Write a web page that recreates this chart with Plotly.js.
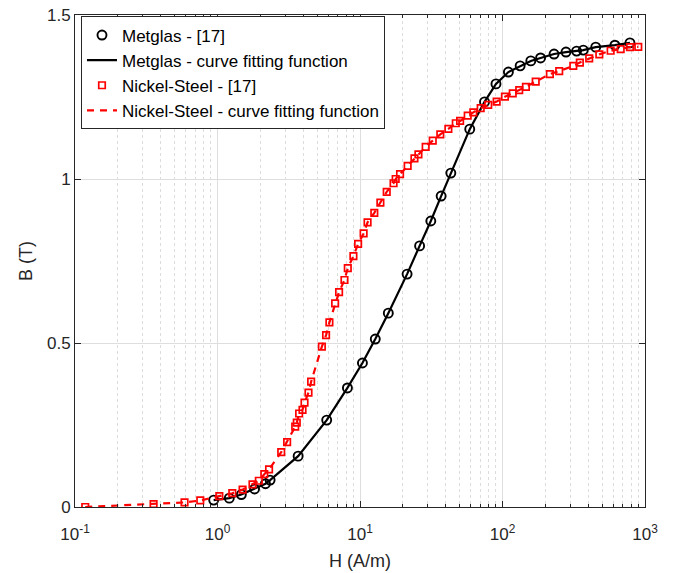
<!DOCTYPE html>
<html>
<head>
<meta charset="utf-8">
<script src="https://cdn.plot.ly/plotly-3.0.1.min.js"></script>
<style>html,body{margin:0;padding:0;background:#fff;}#chart{width:675px;height:573px;}</style>
</head>
<body>
<div id="chart"></div>
<script>
// Metglas measured data [17]
const metglasH = [0.94, 1.21, 1.47, 1.82, 2.17, 2.34, 3.68, 5.84, 8.16, 10.4, 12.8, 15.8, 21.4, 26.2, 31.4, 37.1, 43.4, 58.9, 74.8, 90.0, 110, 133, 158, 185, 230, 279, 331, 369, 451, 615, 784];
const metglasB = [0.021, 0.027, 0.038, 0.055, 0.071, 0.082, 0.155, 0.265, 0.363, 0.439, 0.512, 0.591, 0.710, 0.796, 0.872, 0.948, 1.018, 1.152, 1.235, 1.290, 1.326, 1.345, 1.360, 1.369, 1.381, 1.387, 1.390, 1.393, 1.402, 1.408, 1.415];

// Nickel-Steel measured data [17]
const nickelH = [0.118, 0.356, 0.587, 0.757, 1.03, 1.27, 1.50, 1.76, 1.95, 2.13, 2.30, 2.80, 3.08, 3.51, 3.60, 3.74, 3.95, 4.08, 4.35, 4.54, 5.40, 5.78, 6.10, 6.69, 7.13, 7.78, 8.21, 8.99, 9.70, 10.6, 11.3, 12.6, 13.9, 15.4, 17.2, 17.8, 19.1, 21.6, 24.1, 25.7, 28.9, 32.4, 36.6, 41.7, 47.0, 50.4, 57.0, 62.4, 70.3, 79.4, 91.0, 104, 118, 131, 146, 171, 215, 250, 314, 349, 406, 478, 574, 675, 784, 897];
const nickelB = [0.000, 0.009, 0.014, 0.020, 0.033, 0.042, 0.053, 0.069, 0.080, 0.100, 0.115, 0.167, 0.198, 0.245, 0.257, 0.285, 0.296, 0.318, 0.349, 0.382, 0.489, 0.524, 0.563, 0.621, 0.655, 0.692, 0.728, 0.765, 0.802, 0.834, 0.868, 0.897, 0.928, 0.961, 0.987, 1.000, 1.015, 1.040, 1.063, 1.075, 1.098, 1.117, 1.136, 1.153, 1.170, 1.177, 1.193, 1.203, 1.216, 1.226, 1.236, 1.251, 1.261, 1.271, 1.281, 1.297, 1.320, 1.329, 1.345, 1.355, 1.368, 1.380, 1.391, 1.396, 1.402, 1.403];

// Tick labels
const xTickVals = [0.1, 1, 10, 100, 1000];
const xTickText = ['10<sup>-1</sup>', '10<sup>0</sup>', '10<sup>1</sup>', '10<sup>2</sup>', '10<sup>3</sup>'];
const yTickVals = [0, 0.5, 1, 1.5];
const yTickText = ['0', '0.5', '1', '1.5'];

const seriesNames = ['Metglas - [17]', 'Metglas - curve fitting function', 'Nickel-Steel - [17]', 'Nickel-Steel - curve fitting function'];

const traces = [
  {x: metglasH, y: metglasB, name: seriesNames[0], type: 'scatter', mode: 'markers',
   marker: {symbol: 'circle-open', size: 9, color: '#000', line: {width: 1.9, color: '#000'}}},
  {x: metglasH, y: metglasB, name: seriesNames[1], type: 'scatter', mode: 'lines',
   line: {color: '#000', width: 2.2}},
  {x: nickelH, y: nickelB, name: seriesNames[2], type: 'scatter', mode: 'markers',
   marker: {symbol: 'square-open', size: 6.5, color: '#ff0000', line: {width: 1.7, color: '#ff0000'}}},
  {x: nickelH, y: nickelB, name: seriesNames[3], type: 'scatter', mode: 'lines',
   line: {color: '#ff0000', width: 2.2, dash: '7px,6px'}}
];

const axisColor = '#262626';
const layout = {
  width: 675, height: 573,
  margin: {l: 75, r: 30, t: 15, b: 66},
  paper_bgcolor: '#fff', plot_bgcolor: '#fff',
  font: {family: 'Arial, "Liberation Sans", Helvetica, sans-serif', color: axisColor, size: 17},
  showlegend: true,
  legend: {x: 0.0105, y: 0.997, xanchor: 'left', yanchor: 'top',
    bgcolor: '#fff', bordercolor: axisColor, borderwidth: 1,
    font: {size: 17, color: '#000'}, tracegroupgap: 0},
  xaxis: {
    type: 'log', range: [-1, 3],
    tickvals: xTickVals, ticktext: xTickText,
    ticks: 'inside', ticklen: 6, tickcolor: axisColor, tickwidth: 1,
    showline: true, linecolor: axisColor, linewidth: 1, mirror: 'ticks',
    showgrid: true, gridcolor: '#dedede', gridwidth: 1,
    zeroline: false,
    ticklabelstandoff: 12,
    tickfont: {size: 17, color: axisColor},
    minor: {dtick: 'D1', ticks: 'inside', ticklen: 3, tickcolor: axisColor, showgrid: true, gridcolor: '#dcdcdc', griddash: 'dot', gridwidth: 1},
    title: {text: 'H (A/m)', font: {size: 18, color: axisColor}, standoff: 10}
  },
  yaxis: {
    range: [0, 1.5],
    tickvals: yTickVals, ticktext: yTickText,
    ticks: 'inside', ticklen: 6, tickcolor: axisColor, tickwidth: 1,
    showline: true, linecolor: axisColor, linewidth: 1, mirror: 'ticks',
    showgrid: true, gridcolor: '#dedede', gridwidth: 1,
    zeroline: false,
    tickfont: {size: 17, color: axisColor},
    title: {text: 'B (T)', font: {size: 18, color: axisColor}, standoff: 9}
  }
};

Plotly.newPlot('chart', traces, layout, {displayModeBar: false, staticPlot: true});
</script>
</body>
</html>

::::::::

--- YOUR OBJECTIVE ---
Omit any images, then output the listing exactly.

--- WRITTEN ANSWER ---
Write a web page that recreates this chart with Plotly.js.
<!DOCTYPE html>
<html>
<head>
<meta charset="utf-8">
<script src="https://cdn.plot.ly/plotly-3.0.1.min.js"></script>
<style>html,body{margin:0;padding:0;background:#fff;}#chart{width:675px;height:573px;}</style>
</head>
<body>
<div id="chart"></div>
<script>
// Metglas measured data [17]
const metglasH = [0.94, 1.21, 1.47, 1.82, 2.17, 2.34, 3.68, 5.84, 8.16, 10.4, 12.8, 15.8, 21.4, 26.2, 31.4, 37.1, 43.4, 58.9, 74.8, 90.0, 110, 133, 158, 185, 230, 279, 331, 369, 451, 615, 784];
const metglasB = [0.021, 0.027, 0.038, 0.055, 0.071, 0.082, 0.155, 0.265, 0.363, 0.439, 0.512, 0.591, 0.710, 0.796, 0.872, 0.948, 1.018, 1.152, 1.235, 1.290, 1.326, 1.345, 1.360, 1.369, 1.381, 1.387, 1.390, 1.393, 1.402, 1.408, 1.415];

// Nickel-Steel measured data [17]
const nickelH = [0.118, 0.356, 0.587, 0.757, 1.03, 1.27, 1.50, 1.76, 1.95, 2.13, 2.30, 2.80, 3.08, 3.51, 3.60, 3.74, 3.95, 4.08, 4.35, 4.54, 5.40, 5.78, 6.10, 6.69, 7.13, 7.78, 8.21, 8.99, 9.70, 10.6, 11.3, 12.6, 13.9, 15.4, 17.2, 17.8, 19.1, 21.6, 24.1, 25.7, 28.9, 32.4, 36.6, 41.7, 47.0, 50.4, 57.0, 62.4, 70.3, 79.4, 91.0, 104, 118, 131, 146, 171, 215, 250, 314, 349, 406, 478, 574, 675, 784, 897];
const nickelB = [0.000, 0.009, 0.014, 0.020, 0.033, 0.042, 0.053, 0.069, 0.080, 0.100, 0.115, 0.167, 0.198, 0.245, 0.257, 0.285, 0.296, 0.318, 0.349, 0.382, 0.489, 0.524, 0.563, 0.621, 0.655, 0.692, 0.728, 0.765, 0.802, 0.834, 0.868, 0.897, 0.928, 0.961, 0.987, 1.000, 1.015, 1.040, 1.063, 1.075, 1.098, 1.117, 1.136, 1.153, 1.170, 1.177, 1.193, 1.203, 1.216, 1.226, 1.236, 1.251, 1.261, 1.271, 1.281, 1.297, 1.320, 1.329, 1.345, 1.355, 1.368, 1.380, 1.391, 1.396, 1.402, 1.403];

// Tick labels
const xTickVals = [0.1, 1, 10, 100, 1000];
const xTickText = ['10<sup>-1</sup>', '10<sup>0</sup>', '10<sup>1</sup>', '10<sup>2</sup>', '10<sup>3</sup>'];
const yTickVals = [0, 0.5, 1, 1.5];
const yTickText = ['0', '0.5', '1', '1.5'];

const seriesNames = ['Metglas - [17]', 'Metglas - curve fitting function', 'Nickel-Steel - [17]', 'Nickel-Steel - curve fitting function'];

const traces = [
  {x: metglasH, y: metglasB, name: seriesNames[0], type: 'scatter', mode: 'markers',
   marker: {symbol: 'circle-open', size: 9, color: '#000', line: {width: 1.9, color: '#000'}}},
  {x: metglasH, y: metglasB, name: seriesNames[1], type: 'scatter', mode: 'lines',
   line: {color: '#000', width: 2.2}},
  {x: nickelH, y: nickelB, name: seriesNames[2], type: 'scatter', mode: 'markers',
   marker: {symbol: 'square-open', size: 6.5, color: '#ff0000', line: {width: 1.7, color: '#ff0000'}}},
  {x: nickelH, y: nickelB, name: seriesNames[3], type: 'scatter', mode: 'lines',
   line: {color: '#ff0000', width: 2.2, dash: '7px,6px'}}
];

const axisColor = '#262626';
const layout = {
  width: 675, height: 573,
  margin: {l: 75, r: 30, t: 15, b: 66},
  paper_bgcolor: '#fff', plot_bgcolor: '#fff',
  font: {family: 'Arial, "Liberation Sans", Helvetica, sans-serif', color: axisColor, size: 17},
  showlegend: true,
  legend: {x: 0.0105, y: 0.997, xanchor: 'left', yanchor: 'top',
    bgcolor: '#fff', bordercolor: axisColor, borderwidth: 1,
    font: {size: 17, color: '#000'}, tracegroupgap: 0},
  xaxis: {
    type: 'log', range: [-1, 3],
    tickvals: xTickVals, ticktext: xTickText,
    ticks: 'inside', ticklen: 6, tickcolor: axisColor, tickwidth: 1,
    showline: true, linecolor: axisColor, linewidth: 1, mirror: 'ticks',
    showgrid: true, gridcolor: '#dedede', gridwidth: 1,
    zeroline: false,
    ticklabelstandoff: 12,
    tickfont: {size: 17, color: axisColor},
    minor: {dtick: 'D1', ticks: 'inside', ticklen: 3, tickcolor: axisColor, showgrid: true, gridcolor: '#dcdcdc', griddash: 'dot', gridwidth: 1},
    title: {text: 'H (A/m)', font: {size: 18, color: axisColor}, standoff: 10}
  },
  yaxis: {
    range: [0, 1.5],
    tickvals: yTickVals, ticktext: yTickText,
    ticks: 'inside', ticklen: 6, tickcolor: axisColor, tickwidth: 1,
    showline: true, linecolor: axisColor, linewidth: 1, mirror: 'ticks',
    showgrid: true, gridcolor: '#dedede', gridwidth: 1,
    zeroline: false,
    tickfont: {size: 17, color: axisColor},
    title: {text: 'B (T)', font: {size: 18, color: axisColor}, standoff: 9}
  }
};

Plotly.newPlot('chart', traces, layout, {displayModeBar: false, staticPlot: true});
</script>
</body>
</html>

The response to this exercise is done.